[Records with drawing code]
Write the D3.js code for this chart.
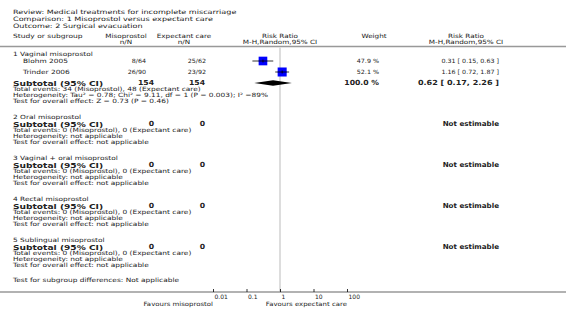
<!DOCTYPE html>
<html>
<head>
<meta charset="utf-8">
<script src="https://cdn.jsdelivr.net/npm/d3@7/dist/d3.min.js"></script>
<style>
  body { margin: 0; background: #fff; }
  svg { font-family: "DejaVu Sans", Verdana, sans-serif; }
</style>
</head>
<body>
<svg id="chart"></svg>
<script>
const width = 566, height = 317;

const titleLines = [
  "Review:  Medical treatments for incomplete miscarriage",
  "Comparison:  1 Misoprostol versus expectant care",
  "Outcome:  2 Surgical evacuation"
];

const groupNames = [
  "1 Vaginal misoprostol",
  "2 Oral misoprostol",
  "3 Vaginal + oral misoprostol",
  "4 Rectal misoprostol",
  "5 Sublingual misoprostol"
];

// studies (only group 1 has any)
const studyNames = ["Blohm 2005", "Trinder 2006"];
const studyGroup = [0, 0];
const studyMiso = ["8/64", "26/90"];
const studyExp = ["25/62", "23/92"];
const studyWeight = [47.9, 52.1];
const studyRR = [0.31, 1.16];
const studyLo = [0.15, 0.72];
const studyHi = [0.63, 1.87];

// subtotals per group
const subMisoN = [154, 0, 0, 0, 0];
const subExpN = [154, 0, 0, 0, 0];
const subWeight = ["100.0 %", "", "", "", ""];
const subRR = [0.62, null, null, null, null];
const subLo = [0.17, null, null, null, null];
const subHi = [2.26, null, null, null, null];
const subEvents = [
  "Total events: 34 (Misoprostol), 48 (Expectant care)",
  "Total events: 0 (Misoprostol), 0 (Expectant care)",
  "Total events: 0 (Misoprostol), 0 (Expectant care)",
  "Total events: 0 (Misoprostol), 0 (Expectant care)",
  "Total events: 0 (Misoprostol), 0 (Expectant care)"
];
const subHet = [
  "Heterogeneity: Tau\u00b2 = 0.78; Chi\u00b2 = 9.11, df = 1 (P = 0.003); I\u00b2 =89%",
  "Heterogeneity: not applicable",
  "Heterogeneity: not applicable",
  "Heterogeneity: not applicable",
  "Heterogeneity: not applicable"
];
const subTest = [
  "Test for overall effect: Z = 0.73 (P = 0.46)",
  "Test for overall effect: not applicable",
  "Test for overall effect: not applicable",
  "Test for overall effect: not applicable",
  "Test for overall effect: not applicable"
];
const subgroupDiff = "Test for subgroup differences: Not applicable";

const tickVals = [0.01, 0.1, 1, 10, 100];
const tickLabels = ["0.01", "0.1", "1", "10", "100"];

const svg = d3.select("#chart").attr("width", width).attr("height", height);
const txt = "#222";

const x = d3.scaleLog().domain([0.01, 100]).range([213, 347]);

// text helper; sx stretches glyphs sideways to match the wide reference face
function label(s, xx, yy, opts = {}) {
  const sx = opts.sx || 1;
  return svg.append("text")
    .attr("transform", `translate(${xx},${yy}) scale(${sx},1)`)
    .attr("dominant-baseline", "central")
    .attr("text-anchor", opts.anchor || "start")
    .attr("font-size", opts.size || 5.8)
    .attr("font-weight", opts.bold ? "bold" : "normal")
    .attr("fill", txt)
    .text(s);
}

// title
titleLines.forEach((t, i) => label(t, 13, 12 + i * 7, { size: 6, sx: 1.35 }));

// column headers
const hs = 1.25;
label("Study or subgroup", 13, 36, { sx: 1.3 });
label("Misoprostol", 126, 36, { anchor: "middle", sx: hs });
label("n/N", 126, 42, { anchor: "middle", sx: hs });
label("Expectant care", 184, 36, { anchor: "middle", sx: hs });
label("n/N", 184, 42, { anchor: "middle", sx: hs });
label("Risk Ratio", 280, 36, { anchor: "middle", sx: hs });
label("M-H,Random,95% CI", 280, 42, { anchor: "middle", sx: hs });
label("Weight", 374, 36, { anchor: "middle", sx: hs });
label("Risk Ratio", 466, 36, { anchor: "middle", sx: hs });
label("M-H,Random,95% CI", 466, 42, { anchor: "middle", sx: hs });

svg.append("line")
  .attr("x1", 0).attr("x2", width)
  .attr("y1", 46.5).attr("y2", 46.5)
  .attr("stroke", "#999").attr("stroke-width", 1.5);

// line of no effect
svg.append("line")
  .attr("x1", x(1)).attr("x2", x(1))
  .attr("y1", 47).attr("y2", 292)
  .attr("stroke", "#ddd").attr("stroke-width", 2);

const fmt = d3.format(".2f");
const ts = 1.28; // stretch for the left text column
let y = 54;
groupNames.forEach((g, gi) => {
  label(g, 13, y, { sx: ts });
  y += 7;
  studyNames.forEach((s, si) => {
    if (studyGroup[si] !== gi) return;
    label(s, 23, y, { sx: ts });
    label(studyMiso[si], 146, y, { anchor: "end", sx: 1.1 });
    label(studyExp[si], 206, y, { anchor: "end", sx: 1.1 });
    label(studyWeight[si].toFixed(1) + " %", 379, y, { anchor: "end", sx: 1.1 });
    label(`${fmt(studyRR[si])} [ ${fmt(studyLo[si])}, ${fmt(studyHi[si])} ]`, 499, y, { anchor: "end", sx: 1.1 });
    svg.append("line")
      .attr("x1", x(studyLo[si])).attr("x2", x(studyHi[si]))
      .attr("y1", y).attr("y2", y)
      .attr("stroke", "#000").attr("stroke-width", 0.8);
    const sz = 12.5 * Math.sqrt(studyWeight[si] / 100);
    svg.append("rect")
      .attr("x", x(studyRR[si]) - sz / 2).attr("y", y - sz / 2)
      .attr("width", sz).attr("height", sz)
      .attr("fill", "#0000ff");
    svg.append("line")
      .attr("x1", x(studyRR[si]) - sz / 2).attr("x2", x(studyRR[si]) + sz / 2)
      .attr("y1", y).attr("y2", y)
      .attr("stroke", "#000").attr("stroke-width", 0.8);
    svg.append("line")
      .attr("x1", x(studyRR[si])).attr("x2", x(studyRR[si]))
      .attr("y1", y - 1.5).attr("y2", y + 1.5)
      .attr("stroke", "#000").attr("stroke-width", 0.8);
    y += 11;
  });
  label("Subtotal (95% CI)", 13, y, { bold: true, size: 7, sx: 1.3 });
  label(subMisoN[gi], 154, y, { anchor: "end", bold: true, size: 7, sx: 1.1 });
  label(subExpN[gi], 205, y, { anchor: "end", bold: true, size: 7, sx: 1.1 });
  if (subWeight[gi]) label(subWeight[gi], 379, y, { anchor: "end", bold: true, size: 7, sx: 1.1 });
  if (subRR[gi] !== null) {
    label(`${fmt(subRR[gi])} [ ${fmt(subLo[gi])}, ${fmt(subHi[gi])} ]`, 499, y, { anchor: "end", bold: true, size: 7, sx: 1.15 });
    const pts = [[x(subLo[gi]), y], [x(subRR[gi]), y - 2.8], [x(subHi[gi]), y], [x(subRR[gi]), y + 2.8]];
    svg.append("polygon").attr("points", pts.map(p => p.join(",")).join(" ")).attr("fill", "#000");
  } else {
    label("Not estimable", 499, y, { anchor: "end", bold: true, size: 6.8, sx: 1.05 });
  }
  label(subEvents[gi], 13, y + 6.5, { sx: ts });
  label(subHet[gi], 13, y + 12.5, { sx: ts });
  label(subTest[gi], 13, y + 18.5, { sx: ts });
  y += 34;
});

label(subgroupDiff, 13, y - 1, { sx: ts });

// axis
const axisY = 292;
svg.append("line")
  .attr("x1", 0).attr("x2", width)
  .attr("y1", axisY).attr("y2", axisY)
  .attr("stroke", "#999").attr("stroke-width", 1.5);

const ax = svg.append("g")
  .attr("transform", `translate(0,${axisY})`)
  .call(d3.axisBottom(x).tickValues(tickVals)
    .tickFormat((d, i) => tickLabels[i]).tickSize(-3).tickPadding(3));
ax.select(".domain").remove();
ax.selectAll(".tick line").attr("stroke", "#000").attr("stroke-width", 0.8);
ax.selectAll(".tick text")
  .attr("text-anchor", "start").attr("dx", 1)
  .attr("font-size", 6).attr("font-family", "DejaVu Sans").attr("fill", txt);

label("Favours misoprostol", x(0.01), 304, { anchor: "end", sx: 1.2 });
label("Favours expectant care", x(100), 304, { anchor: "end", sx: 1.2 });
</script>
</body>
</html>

==

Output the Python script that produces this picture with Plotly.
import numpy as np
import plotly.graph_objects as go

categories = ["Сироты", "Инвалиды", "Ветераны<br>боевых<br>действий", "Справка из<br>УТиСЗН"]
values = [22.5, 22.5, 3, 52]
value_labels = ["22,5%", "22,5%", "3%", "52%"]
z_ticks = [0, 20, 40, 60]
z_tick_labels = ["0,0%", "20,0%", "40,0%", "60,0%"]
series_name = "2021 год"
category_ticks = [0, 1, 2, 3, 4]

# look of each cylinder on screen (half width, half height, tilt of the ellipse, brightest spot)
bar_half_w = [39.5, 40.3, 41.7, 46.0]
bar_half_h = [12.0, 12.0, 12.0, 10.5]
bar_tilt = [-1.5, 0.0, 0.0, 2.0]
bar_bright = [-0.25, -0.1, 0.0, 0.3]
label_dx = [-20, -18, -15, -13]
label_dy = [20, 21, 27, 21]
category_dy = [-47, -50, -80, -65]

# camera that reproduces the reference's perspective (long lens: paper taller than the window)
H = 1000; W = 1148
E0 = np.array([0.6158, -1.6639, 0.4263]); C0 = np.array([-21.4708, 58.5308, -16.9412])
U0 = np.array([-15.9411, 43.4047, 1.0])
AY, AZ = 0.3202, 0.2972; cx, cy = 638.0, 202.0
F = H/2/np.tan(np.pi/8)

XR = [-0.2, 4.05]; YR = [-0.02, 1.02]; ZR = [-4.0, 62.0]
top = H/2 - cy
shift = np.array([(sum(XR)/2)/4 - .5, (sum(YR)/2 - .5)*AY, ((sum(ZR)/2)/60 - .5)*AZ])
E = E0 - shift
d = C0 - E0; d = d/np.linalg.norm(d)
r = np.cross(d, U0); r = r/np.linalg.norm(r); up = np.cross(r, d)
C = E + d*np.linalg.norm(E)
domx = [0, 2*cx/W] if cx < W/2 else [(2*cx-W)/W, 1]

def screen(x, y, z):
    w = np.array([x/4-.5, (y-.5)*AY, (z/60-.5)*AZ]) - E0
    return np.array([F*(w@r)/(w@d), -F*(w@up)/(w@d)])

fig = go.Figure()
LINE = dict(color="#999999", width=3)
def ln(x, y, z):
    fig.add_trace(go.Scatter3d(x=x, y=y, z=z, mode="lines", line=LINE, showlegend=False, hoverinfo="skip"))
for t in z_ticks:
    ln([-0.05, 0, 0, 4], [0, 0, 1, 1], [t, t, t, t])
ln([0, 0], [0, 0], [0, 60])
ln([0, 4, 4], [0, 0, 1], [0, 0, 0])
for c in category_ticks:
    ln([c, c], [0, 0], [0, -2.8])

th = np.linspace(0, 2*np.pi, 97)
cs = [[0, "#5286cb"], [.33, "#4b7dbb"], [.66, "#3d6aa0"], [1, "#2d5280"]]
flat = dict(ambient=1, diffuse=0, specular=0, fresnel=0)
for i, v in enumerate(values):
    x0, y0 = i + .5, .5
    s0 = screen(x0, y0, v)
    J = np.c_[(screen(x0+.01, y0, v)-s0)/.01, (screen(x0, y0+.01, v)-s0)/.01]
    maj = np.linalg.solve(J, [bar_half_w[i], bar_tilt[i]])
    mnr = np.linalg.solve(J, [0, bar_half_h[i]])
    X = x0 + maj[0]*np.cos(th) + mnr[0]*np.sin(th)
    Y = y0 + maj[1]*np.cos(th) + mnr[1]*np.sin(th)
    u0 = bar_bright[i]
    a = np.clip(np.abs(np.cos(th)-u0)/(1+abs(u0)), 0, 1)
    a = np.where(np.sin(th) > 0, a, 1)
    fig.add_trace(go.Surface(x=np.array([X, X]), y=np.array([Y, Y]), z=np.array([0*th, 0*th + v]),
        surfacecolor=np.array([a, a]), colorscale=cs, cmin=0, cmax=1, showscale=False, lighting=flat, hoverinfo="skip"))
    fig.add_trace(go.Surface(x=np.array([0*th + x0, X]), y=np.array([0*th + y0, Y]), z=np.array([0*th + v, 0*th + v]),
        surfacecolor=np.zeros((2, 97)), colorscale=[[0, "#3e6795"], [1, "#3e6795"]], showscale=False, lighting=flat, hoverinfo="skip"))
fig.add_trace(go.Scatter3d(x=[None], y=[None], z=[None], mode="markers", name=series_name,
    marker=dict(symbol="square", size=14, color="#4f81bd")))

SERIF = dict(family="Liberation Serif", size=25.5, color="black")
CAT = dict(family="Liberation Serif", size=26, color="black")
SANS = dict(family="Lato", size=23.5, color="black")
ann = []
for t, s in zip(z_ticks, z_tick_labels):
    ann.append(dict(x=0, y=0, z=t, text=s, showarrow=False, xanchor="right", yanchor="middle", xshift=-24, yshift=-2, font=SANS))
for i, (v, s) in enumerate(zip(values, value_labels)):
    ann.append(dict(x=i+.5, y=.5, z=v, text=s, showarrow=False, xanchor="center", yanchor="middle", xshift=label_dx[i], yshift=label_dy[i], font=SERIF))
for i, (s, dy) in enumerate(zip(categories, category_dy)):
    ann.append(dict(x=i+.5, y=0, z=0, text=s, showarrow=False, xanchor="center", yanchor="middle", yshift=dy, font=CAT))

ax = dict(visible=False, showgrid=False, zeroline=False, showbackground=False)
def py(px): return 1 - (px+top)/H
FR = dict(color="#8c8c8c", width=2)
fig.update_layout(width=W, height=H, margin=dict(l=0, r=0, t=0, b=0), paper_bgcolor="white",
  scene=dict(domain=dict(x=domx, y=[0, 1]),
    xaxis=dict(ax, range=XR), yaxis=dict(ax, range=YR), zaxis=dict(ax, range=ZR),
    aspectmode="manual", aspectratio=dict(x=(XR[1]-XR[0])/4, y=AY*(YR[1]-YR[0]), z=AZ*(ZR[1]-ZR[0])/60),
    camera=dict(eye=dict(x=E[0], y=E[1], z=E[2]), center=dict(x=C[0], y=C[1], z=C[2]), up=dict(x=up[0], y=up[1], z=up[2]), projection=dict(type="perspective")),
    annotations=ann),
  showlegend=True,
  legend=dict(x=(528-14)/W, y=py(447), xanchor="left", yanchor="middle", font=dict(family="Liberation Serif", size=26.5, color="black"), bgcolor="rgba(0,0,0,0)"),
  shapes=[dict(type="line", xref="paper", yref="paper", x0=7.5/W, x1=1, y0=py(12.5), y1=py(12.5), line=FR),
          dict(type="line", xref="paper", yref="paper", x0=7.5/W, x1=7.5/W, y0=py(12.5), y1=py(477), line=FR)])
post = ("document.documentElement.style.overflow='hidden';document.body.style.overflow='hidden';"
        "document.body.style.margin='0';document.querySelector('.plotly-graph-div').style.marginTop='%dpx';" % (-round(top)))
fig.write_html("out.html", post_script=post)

*TO DO*
Nothing but the lines from the one containing "Write the D3.js code for this chart." through the one containing "const studyHi = [0.63, 1.87];" should appear in your copy, exactly as written and without pictures.

*EXPECTED OUTPUT*
Write the D3.js code for this chart.
<!DOCTYPE html>
<html>
<head>
<meta charset="utf-8">
<script src="https://cdn.jsdelivr.net/npm/d3@7/dist/d3.min.js"></script>
<style>
  body { margin: 0; background: #fff; }
  svg { font-family: "DejaVu Sans", Verdana, sans-serif; }
</style>
</head>
<body>
<svg id="chart"></svg>
<script>
const width = 566, height = 317;

const titleLines = [
  "Review:  Medical treatments for incomplete miscarriage",
  "Comparison:  1 Misoprostol versus expectant care",
  "Outcome:  2 Surgical evacuation"
];

const groupNames = [
  "1 Vaginal misoprostol",
  "2 Oral misoprostol",
  "3 Vaginal + oral misoprostol",
  "4 Rectal misoprostol",
  "5 Sublingual misoprostol"
];

// studies (only group 1 has any)
const studyNames = ["Blohm 2005", "Trinder 2006"];
const studyGroup = [0, 0];
const studyMiso = ["8/64", "26/90"];
const studyExp = ["25/62", "23/92"];
const studyWeight = [47.9, 52.1];
const studyRR = [0.31, 1.16];
const studyLo = [0.15, 0.72];
const studyHi = [0.63, 1.87];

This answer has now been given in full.